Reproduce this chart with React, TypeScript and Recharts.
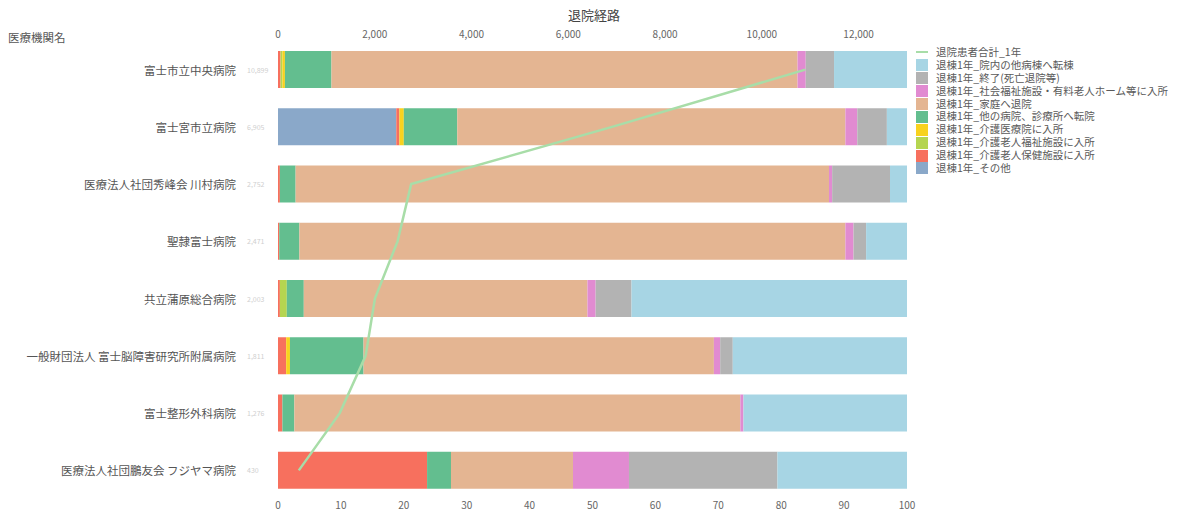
import React from 'react';
import { ComposedChart, Bar, Line, XAxis, YAxis, Legend } from 'recharts';

const hospitals = [
  '富士市立中央病院',
  '富士宮市立病院',
  '医療法人社団秀峰会 川村病院',
  '聖隷富士病院',
  '共立蒲原総合病院',
  '一般財団法人 富士脳障害研究所附属病院',
  '富士整形外科病院',
  '医療法人社団鵬友会 フジヤマ病院',
];
const totals = [10899, 6905, 2752, 2471, 2003, 1811, 1276, 430];

const sonota = [0, 18.8, 0, 0, 0, 0, 0, 0];
const roken = [0.4, 0.5, 0.3, 0.2, 0.3, 1.3, 0.7, 23.7];
const tokuyo = [0.3, 0, 0, 0, 1.1, 0, 0, 0];
const iryoin = [0.4, 0.7, 0, 0, 0, 0.6, 0, 0];
const tabyoin = [7.4, 8.5, 2.5, 3.2, 2.7, 11.7, 1.9, 3.8];
const katei = [74.1, 61.7, 84.8, 86.8, 45.1, 55.7, 70.9, 19.4];
const fukushi = [1.3, 1.9, 0.5, 1.3, 1.3, 1.0, 0.5, 8.9];
const shuryo = [4.5, 4.7, 9.2, 2.0, 5.7, 2.0, 0, 23.6];
const innai = [11.6, 3.2, 2.7, 6.5, 43.8, 27.7, 26.0, 20.6];

const pctTicks = [0, 10, 20, 30, 40, 50, 60, 70, 80, 90, 100];
const cntTicks = [0, 2000, 4000, 6000, 8000, 10000, 12000];

const lineName = '退院患者合計_1年';
const series = [
  { key: 'sonota', name: '退棟1年_その他', color: '#8AA8C9', values: sonota },
  { key: 'roken', name: '退棟1年_介護老人保健施設に入所', color: '#F7705E', values: roken },
  { key: 'tokuyo', name: '退棟1年_介護老人福祉施設に入所', color: '#B5D550', values: tokuyo },
  { key: 'iryoin', name: '退棟1年_介護医療院に入所', color: '#F8D21E', values: iryoin },
  { key: 'tabyoin', name: '退棟1年_他の病院、診療所へ転院', color: '#63BE8F', values: tabyoin },
  { key: 'katei', name: '退棟1年_家庭へ退院', color: '#E4B592', values: katei },
  { key: 'fukushi', name: '退棟1年_社会福祉施設・有料老人ホーム等に入所', color: '#E18BD1', values: fukushi },
  { key: 'shuryo', name: '退棟1年_終了(死亡退院等)', color: '#B3B3B3', values: shuryo },
  { key: 'innai', name: '退棟1年_院内の他病棟へ転棟', color: '#A7D5E4', values: innai },
];

const data = hospitals.map((name, i) => {
  const row: Record<string, any> = { name, total: totals[i] };
  series.forEach((s) => {
    row[s.key] = s.values[i];
  });
  return row;
});

const FONT = '"Noto Sans CJK JP", "Noto Sans", sans-serif';

const HospitalTick = (props: any) => {
  const { y, payload, index } = props;
  const t = totals[index];
  return (
    <g>
      <text x={236} y={y} textAnchor="end" dominantBaseline="central" fontSize={11.5} fill="#555" fontFamily={FONT}>
        {payload.value}
      </text>
      <text x={247} y={y} textAnchor="start" dominantBaseline="central" fontSize={7} fill="#cfcfcf" fontFamily={FONT}>
        {t !== undefined ? t.toLocaleString('en-US') : ''}
      </text>
    </g>
  );
};

const LegendContent = () => {
  const items = [...series].reverse();
  return (
    <div style={{ fontFamily: FONT, fontSize: 10.5, color: '#5a5a5a', lineHeight: '12.9px' }}>
      <div style={{ display: 'flex', alignItems: 'center', height: 12.9 }}>
        <span style={{ display: 'inline-block', width: 12, height: 2, background: '#A8DDA8', marginRight: 8 }} />
        <span>{lineName}</span>
      </div>
      {items.map((s) => (
        <div key={s.key} style={{ display: 'flex', alignItems: 'center', height: 12.9 }}>
          <span style={{ display: 'inline-block', width: 12, height: 12, background: s.color, marginRight: 8 }} />
          <span style={{ whiteSpace: 'nowrap' }}>{s.name}</span>
        </div>
      ))}
    </div>
  );
};

export default function App() {
  return (
    <div style={{ position: 'absolute', left: 0, top: 0, width: 1198, height: 513, background: '#fff' }}>
      <div
        style={{
          position: 'absolute',
          left: 0,
          top: 5,
          width: 1188,
          textAlign: 'center',
          fontFamily: FONT,
          fontSize: 13,
          color: '#444',
          zIndex: 2,
        }}
      >
        退院経路
      </div>
      <div
        style={{
          position: 'absolute',
          left: 8,
          top: 29,
          fontFamily: FONT,
          fontSize: 11.5,
          color: '#555',
          zIndex: 2,
        }}
      >
        医療機関名
      </div>
      <ComposedChart
        width={1198}
        height={513}
        data={data}
        layout="vertical"
        margin={{ top: 21, right: 291, bottom: 0, left: 0 }}
        barCategoryGap={20}
      >
        <XAxis
          xAxisId="pct"
          type="number"
          orientation="bottom"
          domain={[0, 100]}
          ticks={pctTicks}
          height={14}
          tickSize={0}
          tickMargin={3}
          axisLine={false}
          tickLine={false}
          tick={{ fontSize: 10, fill: '#666', fontFamily: FONT }}
          allowDataOverflow
        />
        <XAxis
          xAxisId="cnt"
          type="number"
          orientation="top"
          domain={[0, 13000]}
          ticks={cntTicks}
          height={20}
          tickSize={0}
          tickMargin={3}
          axisLine={false}
          tickLine={false}
          tick={{ fontSize: 10, fill: '#666', fontFamily: FONT }}
          tickFormatter={(v: number) => v.toLocaleString('en-US')}
          allowDataOverflow
        />
        <YAxis
          type="category"
          dataKey="name"
          width={278}
          axisLine={false}
          tickLine={false}
          tick={<HospitalTick />}
          interval={0}
        />
        {series.map((s) => (
          <Bar
            key={s.key}
            dataKey={s.key}
            name={s.name}
            stackId="a"
            xAxisId="pct"
            fill={s.color}
            barSize={37}
            isAnimationActive={false}
          />
        ))}
        <Line
          dataKey="total"
          name={lineName}
          xAxisId="cnt"
          type="linear"
          stroke="#A8DDA8"
          strokeWidth={2.5}
          dot={false}
          activeDot={false}
          isAnimationActive={false}
        />
        <Legend
          layout="vertical"
          align="center"
          verticalAlign="middle"
          content={<LegendContent />}
          wrapperStyle={{ left: 916, top: 46, width: 280, height: 132 }}
        />
      </ComposedChart>
    </div>
  );
}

---

▶ Work instructions:
Set the data above down again exactly as given, with no pictures.

▶ Task response:
Reproduce this chart with React, TypeScript and Recharts.
import React from 'react';
import { ComposedChart, Bar, Line, XAxis, YAxis, Legend } from 'recharts';

const hospitals = [
  '富士市立中央病院',
  '富士宮市立病院',
  '医療法人社団秀峰会 川村病院',
  '聖隷富士病院',
  '共立蒲原総合病院',
  '一般財団法人 富士脳障害研究所附属病院',
  '富士整形外科病院',
  '医療法人社団鵬友会 フジヤマ病院',
];
const totals = [10899, 6905, 2752, 2471, 2003, 1811, 1276, 430];

const sonota = [0, 18.8, 0, 0, 0, 0, 0, 0];
const roken = [0.4, 0.5, 0.3, 0.2, 0.3, 1.3, 0.7, 23.7];
const tokuyo = [0.3, 0, 0, 0, 1.1, 0, 0, 0];
const iryoin = [0.4, 0.7, 0, 0, 0, 0.6, 0, 0];
const tabyoin = [7.4, 8.5, 2.5, 3.2, 2.7, 11.7, 1.9, 3.8];
const katei = [74.1, 61.7, 84.8, 86.8, 45.1, 55.7, 70.9, 19.4];
const fukushi = [1.3, 1.9, 0.5, 1.3, 1.3, 1.0, 0.5, 8.9];
const shuryo = [4.5, 4.7, 9.2, 2.0, 5.7, 2.0, 0, 23.6];
const innai = [11.6, 3.2, 2.7, 6.5, 43.8, 27.7, 26.0, 20.6];

const pctTicks = [0, 10, 20, 30, 40, 50, 60, 70, 80, 90, 100];
const cntTicks = [0, 2000, 4000, 6000, 8000, 10000, 12000];

const lineName = '退院患者合計_1年';
const series = [
  { key: 'sonota', name: '退棟1年_その他', color: '#8AA8C9', values: sonota },
  { key: 'roken', name: '退棟1年_介護老人保健施設に入所', color: '#F7705E', values: roken },
  { key: 'tokuyo', name: '退棟1年_介護老人福祉施設に入所', color: '#B5D550', values: tokuyo },
  { key: 'iryoin', name: '退棟1年_介護医療院に入所', color: '#F8D21E', values: iryoin },
  { key: 'tabyoin', name: '退棟1年_他の病院、診療所へ転院', color: '#63BE8F', values: tabyoin },
  { key: 'katei', name: '退棟1年_家庭へ退院', color: '#E4B592', values: katei },
  { key: 'fukushi', name: '退棟1年_社会福祉施設・有料老人ホーム等に入所', color: '#E18BD1', values: fukushi },
  { key: 'shuryo', name: '退棟1年_終了(死亡退院等)', color: '#B3B3B3', values: shuryo },
  { key: 'innai', name: '退棟1年_院内の他病棟へ転棟', color: '#A7D5E4', values: innai },
];

const data = hospitals.map((name, i) => {
  const row: Record<string, any> = { name, total: totals[i] };
  series.forEach((s) => {
    row[s.key] = s.values[i];
  });
  return row;
});

const FONT = '"Noto Sans CJK JP", "Noto Sans", sans-serif';

const HospitalTick = (props: any) => {
  const { y, payload, index } = props;
  const t = totals[index];
  return (
    <g>
      <text x={236} y={y} textAnchor="end" dominantBaseline="central" fontSize={11.5} fill="#555" fontFamily={FONT}>
        {payload.value}
      </text>
      <text x={247} y={y} textAnchor="start" dominantBaseline="central" fontSize={7} fill="#cfcfcf" fontFamily={FONT}>
        {t !== undefined ? t.toLocaleString('en-US') : ''}
      </text>
    </g>
  );
};

const LegendContent = () => {
  const items = [...series].reverse();
  return (
    <div style={{ fontFamily: FONT, fontSize: 10.5, color: '#5a5a5a', lineHeight: '12.9px' }}>
      <div style={{ display: 'flex', alignItems: 'center', height: 12.9 }}>
        <span style={{ display: 'inline-block', width: 12, height: 2, background: '#A8DDA8', marginRight: 8 }} />
        <span>{lineName}</span>
      </div>
      {items.map((s) => (
        <div key={s.key} style={{ display: 'flex', alignItems: 'center', height: 12.9 }}>
          <span style={{ display: 'inline-block', width: 12, height: 12, background: s.color, marginRight: 8 }} />
          <span style={{ whiteSpace: 'nowrap' }}>{s.name}</span>
        </div>
      ))}
    </div>
  );
};

export default function App() {
  return (
    <div style={{ position: 'absolute', left: 0, top: 0, width: 1198, height: 513, background: '#fff' }}>
      <div
        style={{
          position: 'absolute',
          left: 0,
          top: 5,
          width: 1188,
          textAlign: 'center',
          fontFamily: FONT,
          fontSize: 13,
          color: '#444',
          zIndex: 2,
        }}
      >
        退院経路
      </div>
      <div
        style={{
          position: 'absolute',
          left: 8,
          top: 29,
          fontFamily: FONT,
          fontSize: 11.5,
          color: '#555',
          zIndex: 2,
        }}
      >
        医療機関名
      </div>
      <ComposedChart
        width={1198}
        height={513}
        data={data}
        layout="vertical"
        margin={{ top: 21, right: 291, bottom: 0, left: 0 }}
        barCategoryGap={20}
      >
        <XAxis
          xAxisId="pct"
          type="number"
          orientation="bottom"
          domain={[0, 100]}
          ticks={pctTicks}
          height={14}
          tickSize={0}
          tickMargin={3}
          axisLine={false}
          tickLine={false}
          tick={{ fontSize: 10, fill: '#666', fontFamily: FONT }}
          allowDataOverflow
        />
        <XAxis
          xAxisId="cnt"
          type="number"
          orientation="top"
          domain={[0, 13000]}
          ticks={cntTicks}
          height={20}
          tickSize={0}
          tickMargin={3}
          axisLine={false}
          tickLine={false}
          tick={{ fontSize: 10, fill: '#666', fontFamily: FONT }}
          tickFormatter={(v: number) => v.toLocaleString('en-US')}
          allowDataOverflow
        />
        <YAxis
          type="category"
          dataKey="name"
          width={278}
          axisLine={false}
          tickLine={false}
          tick={<HospitalTick />}
          interval={0}
        />
        {series.map((s) => (
          <Bar
            key={s.key}
            dataKey={s.key}
            name={s.name}
            stackId="a"
            xAxisId="pct"
            fill={s.color}
            barSize={37}
            isAnimationActive={false}
          />
        ))}
        <Line
          dataKey="total"
          name={lineName}
          xAxisId="cnt"
          type="linear"
          stroke="#A8DDA8"
          strokeWidth={2.5}
          dot={false}
          activeDot={false}
          isAnimationActive={false}
        />
        <Legend
          layout="vertical"
          align="center"
          verticalAlign="middle"
          content={<LegendContent />}
          wrapperStyle={{ left: 916, top: 46, width: 280, height: 132 }}
        />
      </ComposedChart>
    </div>
  );
}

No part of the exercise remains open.